Indonesian businessman

Bachtiar Karim (born November 5, 1957) is an Indonesian businessman and palm oil tycoon He is the chairman of Musim Mas, one of the world's leading palm oil conglomerates headquartered in Singapore. Karim was listed as Indonesia's #10 richest man, with a net-worth of $3.5B in 2021. He was also listed in Tatler as one of Asia's Most Influential in 2021.

==Education==
He studied in Singapore at the Hwa Chong Junior College and completed a degree in Mechanical Engineering at the National University of Singapore.

==Notable transactions==
In 2019, Karim bought over the entire Darby Park Executive Suites (a 6-story serviced residence building in Singapore) in prime area Orange Grove near Orchard Road for $160 million from Royal Group Holdings Pte Ltd, one of the largest private property transactions in Singapore that year. His family's real estate investment company, Invictus Developments, is redeveloping the plot of land under the Standard Hotels chain into a luxury boutique 143-room hotel, slated to be open in 2023.

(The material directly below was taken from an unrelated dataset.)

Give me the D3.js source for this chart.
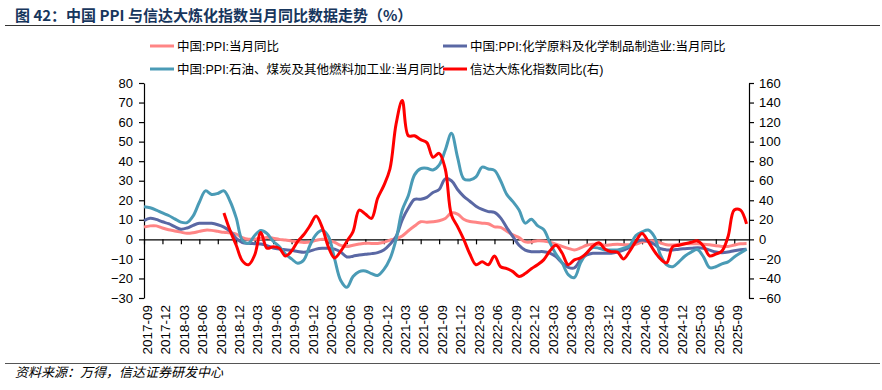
<!DOCTYPE html>
<html><head><meta charset="utf-8">
<script src="https://cdn.jsdelivr.net/npm/d3@7/dist/d3.min.js"></script>
<style>body{margin:0;background:#fff}svg{display:block;background:#fff}</style>
</head><body><svg id="c" width="882" height="390"></svg>
<script>
// Monthly data, 2017-08 .. 2025-10
const startMonth = "2017-08";
const ppi = [6.3,6.9,6.9,5.8,4.9,
 4.3,3.7,3.1,3.4,4.1,4.7,4.6,4.1,3.6,3.3,2.7,0.9,
 0.1,0.1,0.4,0.9,0.6,0.0,-0.3,-0.8,-1.2,-1.6,-1.4,-0.5,
 0.1,-0.4,-1.5,-3.1,-3.7,-3.0,-2.4,-2.0,-2.1,-2.1,-1.5,-0.4,
 0.3,1.7,4.4,6.8,9.0,8.8,9.0,9.5,10.7,13.5,12.9,10.3,
 9.1,8.8,8.3,8.0,6.4,6.1,4.2,2.3,0.9,-1.3,-1.3,-0.7,
 -0.8,-1.4,-2.5,-3.6,-4.6,-5.4,-4.4,-3.0,-2.5,-2.6,-3.0,-2.7,
 -2.5,-2.7,-2.8,-2.5,-1.4,-0.8,-0.8,-1.8,-2.8,-2.9,-2.5,-2.3,
 -2.3,-2.2,-2.5,-2.7,-3.3,-3.6,-3.6,-2.9,-2.3,-2.1];
const chem = [9.6,10.8,10.2,9.0,8.0,
 6.5,5.2,5.8,7.2,8.2,8.2,8.2,7.5,6.3,4.2,0.5,-1.6,
 -2.0,-2.2,-2.4,-3.2,-4.4,-5.0,-5.3,-5.6,-6.2,-6.6,-6.0,-5.0,
 -4.6,-4.6,-5.0,-6.5,-9.0,-8.6,-8.0,-7.6,-7.3,-6.8,-5.5,-2.5,
 1.5,10.0,16.0,20.5,20.5,21.5,24.0,25.5,31.0,30.0,25.5,22.0,
 19.5,17.0,15.3,14.2,13.8,11.0,6.0,1.4,-3.0,-5.5,-6.3,-6.3,
 -6.3,-7.0,-8.8,-12.0,-14.3,-14.6,-10.5,-8.0,-7.1,-7.1,-7.1,-7.1,
 -6.5,-5.5,-4.0,-1.5,-0.3,-1.0,-2.5,-4.8,-5.4,-5.4,-5.0,-4.8,
 -4.6,-4.3,-4.5,-5.5,-6.5,-6.8,-6.5,-5.8,-5.3,-5.0];
const oil = [16.7,16.2,15.0,13.5,12.2,
 10.5,8.8,8.6,12.0,19.0,24.8,23.0,23.5,24.8,19.5,11.0,-0.5,
 -2.0,2.0,4.5,3.0,-1.0,-3.7,-7.5,-10.0,-12.2,-10.5,-3.0,2.5,
 4.6,1.5,-10.0,-21.0,-24.5,-19.0,-16.5,-16.2,-17.5,-18.5,-15.5,-10.0,
 0.0,15.0,22.5,33.0,36.2,36.4,35.5,38.0,45.7,54.3,42.0,31.0,
 30.4,32.0,37.0,36.0,35.3,30.0,23.0,19.3,15.0,8.3,10.3,7.0,
 5.0,-1.5,-7.5,-12.0,-18.0,-19.5,-12.0,-7.0,-4.2,-4.5,-5.4,-5.4,
 -5.4,-4.5,-3.2,2.0,3.8,4.8,1.5,-8.0,-13.0,-14.0,-11.5,-8.5,
 -6.5,-5.2,-9.0,-14.5,-14.0,-12.5,-11.5,-9.0,-7.0,-5.0];
const refining = [null,null,null,null,null,
 null,null,null,null,null,null,null,null,27,9,-6,-22,
 -26,-16,7,-9,-7.5,-9,-17,-12,-2,5,14,24,
 12,-8,-19,-12,-2,8,30,26,21.5,42,55,72,
 118,142,106,106,102,99,84,88,72,25,13,0,
 -15,-26,-23,-26,-17,-28,-30,-33,-38,-35,-30,-26,
 -21,-12,-6,-14,-26,-21,-19,-14,-7,-3.5,-10,-12.6,
 -13,-20,-12,-2,6,-2,-12,-20,-24,-7.5,-6,-4.5,
 -3,-1.5,-7,-17,-15,-12,3,30,30,15.8];
const tickLabels = ["2017-09","2017-12","2018-03","2018-06","2018-09","2018-12","2019-03","2019-06","2019-09","2019-12",
 "2020-03","2020-06","2020-09","2020-12","2021-03","2021-06","2021-09","2021-12","2022-03","2022-06","2022-09","2022-12",
 "2023-03","2023-06","2023-09","2023-12","2024-03","2024-06","2024-09","2024-12","2025-03","2025-06","2025-09"];
const leftTicks = [80,70,60,50,40,30,20,10,0,-10,-20,-30];
const rightTicks = [160,140,120,100,80,60,40,20,0,-20,-40,-60];
const seriesNames = ["中国:PPI:当月同比","中国:PPI:化学原料及化学制品制造业:当月同比","中国:PPI:石油、煤炭及其他燃料加工业:当月同比","信达大炼化指数同比(右)"];
const seriesColors = ["#FF8585","#5A68A4","#4A9BB6","#FF0000"];

const svg = d3.select("#c");
const numFont = "'Liberation Sans', Arial, sans-serif";
const cjkFont = "'Liberation Sans','Noto Sans CJK SC', sans-serif";

const x = d3.scaleLinear().domain([0, 98.4]).range([144, 749]);
const yL = d3.scaleLinear().domain([-30, 80]).range([298, 83]);
const yR = d3.scaleLinear().domain([-60, 160]).range([298, 83]);

// Title
svg.append("text").attr("x", 15).attr("y", 21)
  .attr("font-family", "'Noto Sans CJK SC', sans-serif").attr("font-weight", "bold")
  .attr("font-size", 15).attr("fill", "#17365D")
  .text("图 42：中国 PPI 与信达大炼化指数当月同比数据走势（%）");
svg.append("line").attr("x1", 5).attr("x2", 880).attr("y1", 25.5).attr("y2", 25.5)
  .attr("stroke", "#333").attr("stroke-width", 1.2);

// Footer
svg.append("line").attr("x1", 5).attr("x2", 880).attr("y1", 363.5).attr("y2", 363.5)
  .attr("stroke", "#555").attr("stroke-width", 1);
svg.append("text").attr("x", 15).attr("y", 377)
  .attr("font-family", "'Noto Sans CJK SC', sans-serif").attr("font-style", "italic")
  .attr("font-size", 13).attr("fill", "#000")
  .text("资料来源：万得，信达证券研发中心");

// Axes
const axL = svg.append("g").attr("transform", "translate(144,0)")
  .call(d3.axisLeft(yL).tickValues(leftTicks).tickSize(5).tickSizeOuter(0).tickPadding(6).tickFormat(d3.format("d")));
const axR = svg.append("g").attr("transform", "translate(749,0)")
  .call(d3.axisRight(yR).tickValues(rightTicks).tickSize(5).tickSizeOuter(0).tickPadding(5).tickFormat(d3.format("d")));
[axL, axR].forEach(g => {
  g.selectAll("text").attr("font-family", numFont).attr("font-size", 13).attr("fill", "#000");
  g.selectAll("line,path").attr("stroke", "#000").attr("stroke-width", 1.2);
});

const tickIdx = tickLabels.map((_, k) => k * 3);
const axX = svg.append("g").attr("transform", `translate(0,${yL(0)})`)
  .call(d3.axisBottom(x).tickValues(tickIdx).tickSize(5).tickSizeOuter(0).tickFormat(""));
axX.selectAll("line,path").attr("stroke", "#000").attr("stroke-width", 1.2);

const axXL = svg.append("g").attr("transform", "translate(0,298)")
  .call(d3.axisBottom(x).tickValues(tickIdx).tickSize(0).tickFormat((d, k) => tickLabels[k]));
axXL.select(".domain").remove();
axXL.selectAll("text")
  .attr("font-family", numFont).attr("font-size", 13.5).attr("fill", "#000")
  .attr("text-anchor", "end").attr("transform", "rotate(-90)")
  .attr("x", -7).attr("y", 2.5).attr("dy", "0.35em");

// Lines
const mk = (scale) => d3.line().defined(d => d != null)
  .x((d, i) => x(i)).y(d => scale(d)).curve(d3.curveCatmullRom.alpha(0.5));
const series = [[ppi, yL], [chem, yL], [oil, yL], [refining, yR]];
series.forEach(([data, sc], k) => {
  svg.append("path").datum(data).attr("d", mk(sc)).attr("fill", "none")
    .attr("stroke", seriesColors[k]).attr("stroke-width", 3)
    .attr("stroke-linejoin", "round").attr("stroke-linecap", "butt");
});

// Legend
const legendPos = [[150, 46], [443, 46], [150, 69], [443, 69]];
seriesNames.forEach((name, k) => {
  const [lx, ly] = legendPos[k];
  svg.append("line").attr("x1", lx).attr("x2", lx + 24).attr("y1", ly).attr("y2", ly)
    .attr("stroke", seriesColors[k]).attr("stroke-width", 3);
  svg.append("text").attr("x", lx + 27).attr("y", ly).attr("dy", "0.36em")
    .attr("font-family", cjkFont).attr("font-size", 12.5).attr("fill", "#000").text(name);
});
</script></body></html>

In 2022, Karim's family bought the House of Tan Yeok Nee (a mansion building designated as a national monument of Singapore) in the Museum Planning Area through a competitive Expression of Interest exercise (EOI). It is one of just five privately owned commercial national monuments. Chayadi Karim, the spokesperson of the Karim family, said they are "exploring various investment strategies for ... this conservation marvel." Currently, it remains the campus of Amity Global Institute.

==Family==
His father Anwar Karim founded the Nam Cheong Soap Factory in Medan in 1932. He has three brothers: Burhan Karim, Bahari Karim, Bachrum Karim. His family founded an entrepreneur center, which operates in the University of North Sumatra.

==Philanthropy==
Karim is actively involved in philanthropy, having his own entrepreneur and training center in Medan, and having donated back to his alma mater, the NUS Business School.